LESLEY CHOYCE: Favourite poem? Hmmmmm. Let me take a really quick look and see if there’s one that jumps out at me. Often, i’lI’ll put at the very end of the book, one that seems to tie things together a little bit. And that’s one called “You are Spring.” I won’t read the whole thing but I’ll read the first couple lines:
You are spring
and I am summer.
I am already there
With the sunlight on the hibiscus flower
While you remain green and wet
Trying to pull life out of winter into
The chill morning rain
Not even sure who the “you” exactly is, I’ve got a few ideas, but I’ve been doing that a lot in poetry, even in the new book that I’m working on, where I’m addressing the reader directly.

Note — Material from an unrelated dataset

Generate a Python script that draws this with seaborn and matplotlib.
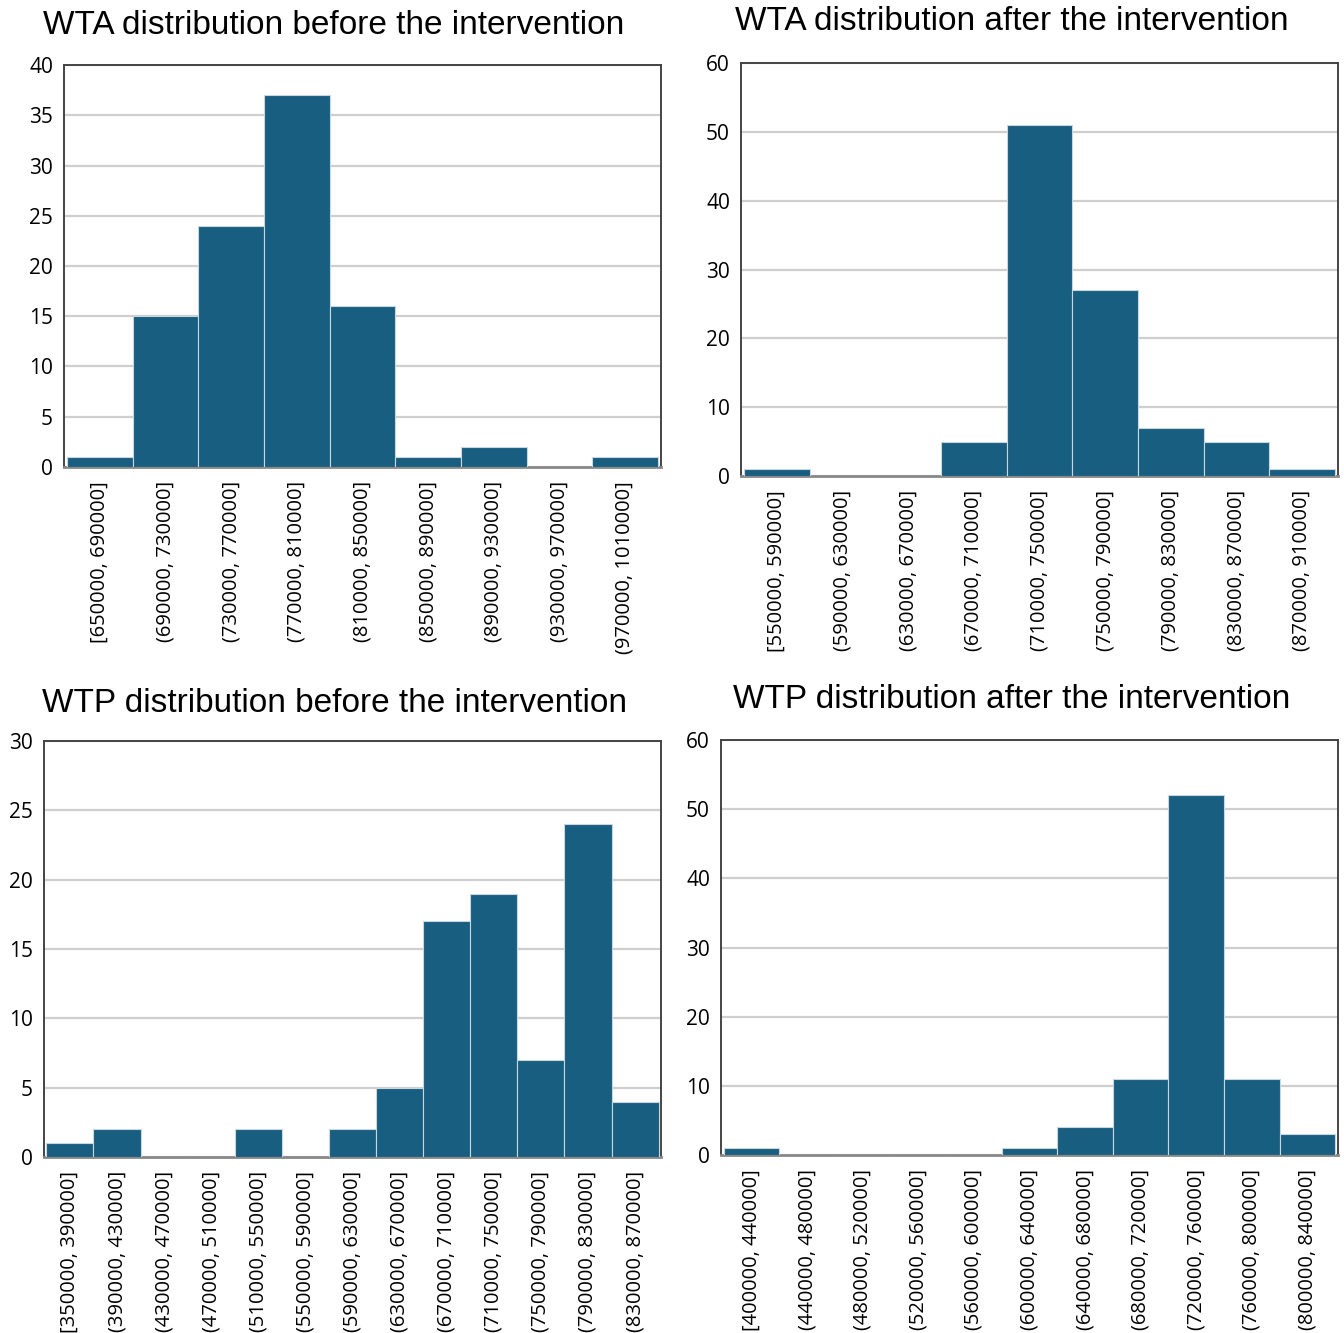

I think I got that from Billy Collins, an American poet who was a Poet Laurette for a while, a really interesting guy who writes kind of wacky poetry too. Kind of like that offbeat sort of thing that I’m aspiring to. I think that there’s something in a poem where you can speak directly to the reader. Kind of like two quiet people sitting in armchairs somewhere by a fire, and making it as personal as you can. I hope that some of the poems have that personal connection.
ARCHIBALD: You just mentioned a new book. What’s next?
LESLEY CHOYCE: Well, always a couple books on the go. The next one is actually going to be published by Rocky Mountain Books in the fall of 2022. It’s called “Around England With a Dog.” It’s nonfiction, it’s travel, it’s supposed to be funny. It better be funny or there’s not much there. But it’s about my wife and I and our white West Highland Terrier, traveling around England with a dog. And that same kind of travel sequence, some funny and interesting things.
Stay there for just one minute and I’ll introduce you to the dog. So this is the dog. This is Keltie. Say ‘hi’ to Keltie. [Hi Keltie] Here he is. So that's the book coming out in the fall.
And I have some more young adult novels, some serious adult literature perhaps and that book of poetry that does not have a name but it continues in the same vein that I guess I’ve been doing. Ruminations about life, and death, and our travels in the short little clip of time that we get. And trying to come up with some interesting answers, at least observations about the world that we live in.